The current climate of disrespect of our school system and of public education is not cool with me. If we continue to be viewed as second-class citizens by society, and more importantly by the Board of Supervisors that supposedly is there to support us, that's to noone's advantage...That lack of respect is consistently transferred to our employees in the form of inadequate funding to use for their compensation increases...We should all be in this together to fight for the respect of public education...
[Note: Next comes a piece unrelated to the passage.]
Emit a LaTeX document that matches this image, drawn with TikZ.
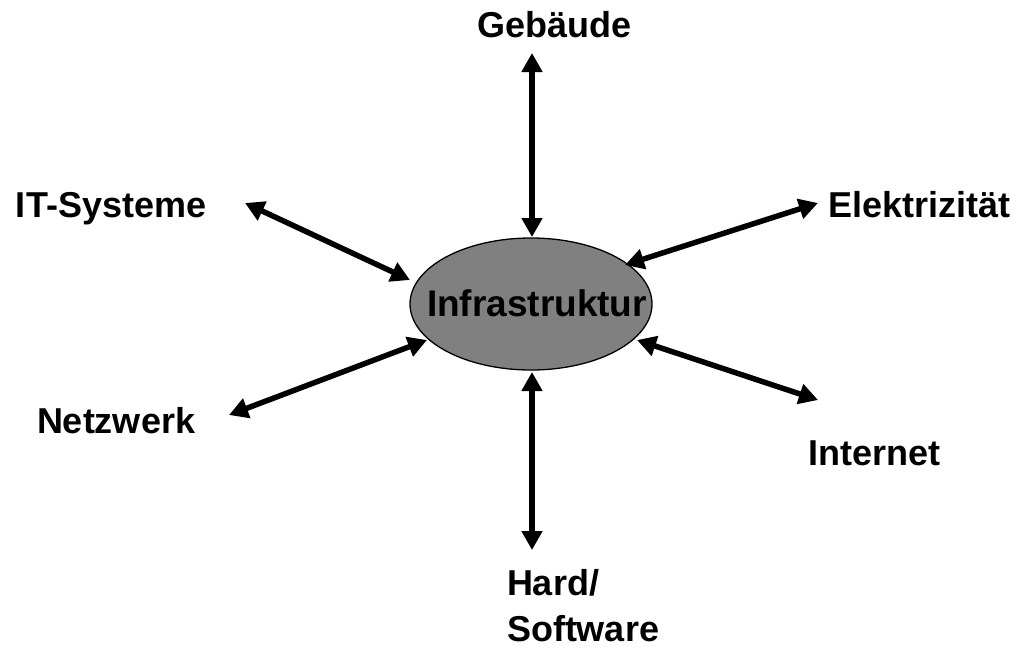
\documentclass[tikz,border=0pt]{standalone}
\usepackage{fontspec}
\setmainfont{Liberation Sans}
\usetikzlibrary{arrows.meta,shapes.geometric}
\begin{document}
\begin{tikzpicture}[x=1pt,y=-1pt,
  lbl/.style={inner sep=0pt,outer sep=0pt,anchor=base west,font=\fontsize{36}{47}\selectfont\bfseries},
  biarrow/.style={line width=5.5pt,{Triangle[length=19pt,width=20pt]}-{Triangle[length=19pt,width=20pt]}},
  hub/.style={ellipse,draw=black,line width=1.3pt,fill=black!50,minimum width=242pt,minimum height=132pt,inner sep=0pt}]
\useasboundingbox (0,0) rectangle (1017,649);
\node[hub] (infra) at (531,304) {};
\node[lbl,font=\fontsize{37}{44}\selectfont\bfseries] (infratext) at (427,316) {Infrastruktur};
\node[lbl] (geb) at (477,37) {Gebäude};
\node[lbl] (its) at (16,217) {IT-Systeme};
\node[lbl] (ele) at (828,217) {Elektrizität};
\node[lbl] (net) at (37,433) {Netzwerk};
\node[lbl] (inet) at (808,465) {Internet};
\node[lbl,font=\fontsize{36}{46}\selectfont\bfseries,align=left] (hw) at (507,641) {Hard/\\Software};
\coordinate (gA) at (532,53);   \coordinate (gB) at (532,237);
\coordinate (hA) at (532,372);  \coordinate (hB) at (532,550);
\coordinate (iA) at (245,203);  \coordinate (iB) at (410,280);
\coordinate (eA) at (818,203);  \coordinate (eB) at (625,265);
\coordinate (nA) at (229,415);  \coordinate (nB) at (427,340);
\coordinate (tA) at (637,340);  \coordinate (tB) at (818,400);
\draw[biarrow] (gA) -- (gB);
\draw[biarrow] (hA) -- (hB);
\draw[biarrow] (iA) -- (iB);
\draw[biarrow] (eA) -- (eB);
\draw[biarrow] (nA) -- (nB);
\draw[biarrow] (tA) -- (tB);
\end{tikzpicture}
\end{document}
So tonight's discussion is not just about us up here, it's about you -- our teachers, our cafeteria workers, our custodians, our bus drivers, our principals and our families. For our employees who are witnessing this tonight, I only hope you know we hold more respect for you than
America society does for all of us, as public officials and as educators...I for one think the position of teacher should be the highest paid in society, but that won't happen until we restore society's respect for the work that we all do together.Tonight, as my colleague's are aware, I will be voting against my conscience. I will vote against doing what is right.  Instead, I will be voting to represent the many members of our community who have reached out to us, and in a sense, devalued our work and failed to realize that the school board advocates for everyone in our school system. I will vote no to represent all of those who believe that public education isn't worth the money, that all the facets of our organization from our bus drivers to our superintendent aren't worth the respect of society.
The question we should be asking tonight isn't whether the community wants a second-class school board. If that's what the community wants, then they will only receive a second-class school system...we haven't really taken much time to talk about the price we play as public servants in American society. Our privacy is invaded, our free time is nonexistent, our family lives are uprooted...I cannot look into the fact of students today and encourage them to be public servants because of what I've experienced...
Maybe, just maybe my no vote tonight will results in one fewer expletive-laden voicemail, one fewer person interested in hacking my family's computers and utility accounts, one fewer person calling my house in the middle of the night so incessantly that the phone has to be unhooked. Just maybe.  We might not be here for the money, as Mr. Moon said, but that doesn't mean that we shouldn't be accorded basic human dignity. We shouldn't be punished for seeking to serve our community. And the current system punishes all of us.
So next year when our board chairman presents our budget to the Board of Supervisors, and those Supervisors dismiss our presentation by looking down, doodling and smirking like we're second-class citizens, I encourage our FCPS community of public educators to remember this conversation about respect and the lack thereof, and you'll understand why so many of my colleagues are so passionate about this issue, and why you should have been too.